Time: | November 27, 2024, 4:00 p.m. (CET) |
---|---|
Venue: | V7.01 Pfaffenwaldring 7 |
Download as iCal: |
|
We are happy to welcoming you on site for the public Honorary Argyris Lecture of Per-Olof Persson.
Once a year, we award an Argyris Visiting Professorship to a leading personality in the field of simulation technology. With this award, we honor internationally renowned scientists from Germany and abroad, who are outstanding representatives of their disciplines in the field of simulation technology.
High-Order Methods on Unstructured Meshes for Fluid and Solid Mechanics
Numerical simulations have become indispensable tools for advancing engineering and scientific research. High-order accurate methods, such as the discontinuous Galerkin (DG) method, have attracted significant attention for their potential to outperform traditional low-order methods, particularly in complex applications such as turbulent flows, multiphysics simulations, and wave propagation. However, high computational costs and sensitivity to under-resolved features, such as shocks, remain challenges for their widespread adoption in real-world applications. This talk will present a series of recent advancements in numerical schemes and solvers designed to address these challenges, with applications to practical problems such as Wall-Resolved Large Eddy Simulation of turbulent flows.
I will begin by introducing the need for unstructured curved meshes, discussing both the DistMesh algorithm and our recent work applying Deep Reinforcement Learning for multiblock mesh generation. I will then focus on new discretization schemes, including the naturally sparse Line-DG and half-closed DG methods, which offer significant improvements in computational scaling at higher polynomial degrees.

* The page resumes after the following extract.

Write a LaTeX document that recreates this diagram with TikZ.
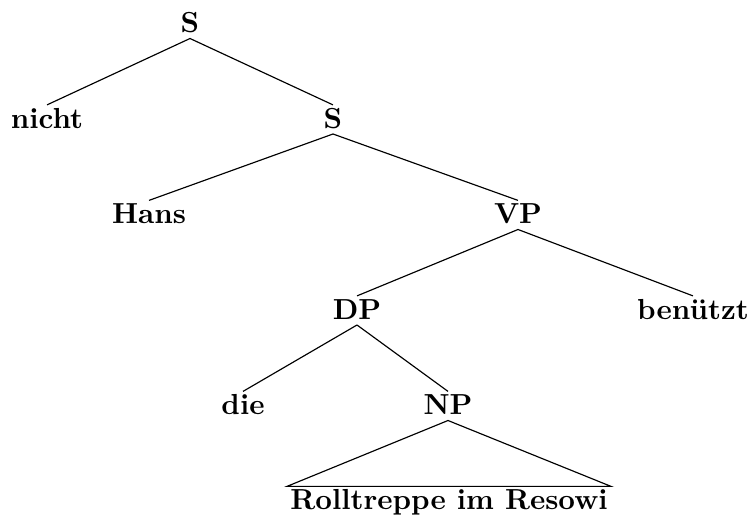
\documentclass[tikz,border=0pt]{standalone}
\usepackage{fontspec}
\begin{document}
\begin{tikzpicture}[x=0.345pt,y=-0.345pt,
  lbl/.style={font=\bfseries,inner sep=1pt,text height=6.94pt,text depth=0.7pt,anchor=base}]
  \useasboundingbox (0,0) rectangle (749,521);
  % categories and words
  \node[lbl] (s1) at (190,33) {S};
  \node[lbl] (nicht) at (47,128.5) {nicht};
  \node[lbl] (s2) at (333,128.5) {S};
  \node[lbl] (hans) at (149,224) {Hans};
  \node[lbl] (vp) at (518,224) {VP};
  \node[lbl] (dp) at (357,319.5) {DP};
  \node[lbl] (benuetzt) at (693,319.5) {benützt};
  \node[lbl] (die) at (243,415) {die};
  \node[lbl] (np) at (448,415) {NP};
  \node[lbl] (roll) at (449,510) {Rolltreppe im Resowi};
  % branches
  \foreach \a/\b in {s1/nicht,s1/s2,s2/hans,s2/vp,vp/dp,vp/benuetzt,dp/die,dp/np} {
    \draw (\a.south) -- (\b.north);
  }
  \draw (np.south) -- (roll.north west) -- (roll.north east) -- cycle;
\end{tikzpicture}
\end{document}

These schemes allow for efficient solution of the resulting systems of equations using parallel solvers based on a new static condensation technique and optimally ordered incomplete factorizations.
Next, I will discuss extensions of these methods to applications with deforming domains, moving meshes, and fully discrete adjoint calculations, which support high-order discretizations for coupled multiphysics problems, such as fluid-structure interaction. These problems are integrated using partitioned methods based on Implicit-Explicit (IMEX) schemes. The adjoint methods further enable gradient-based optimization, demonstrated in our work on optimal designs for flapping flight.
Finally, I will present a numerical approach for accurate shock tracking using curved elements, formulated as an optimization problem over both the flow solution and element geometry. This High-Order Implicit Shock Tracking (HOIST) method integrates our work on curved moving meshes, adjoints, and optimization, achieving accurate solutions with significantly fewer elements than traditional adaptive shock-capturing methods.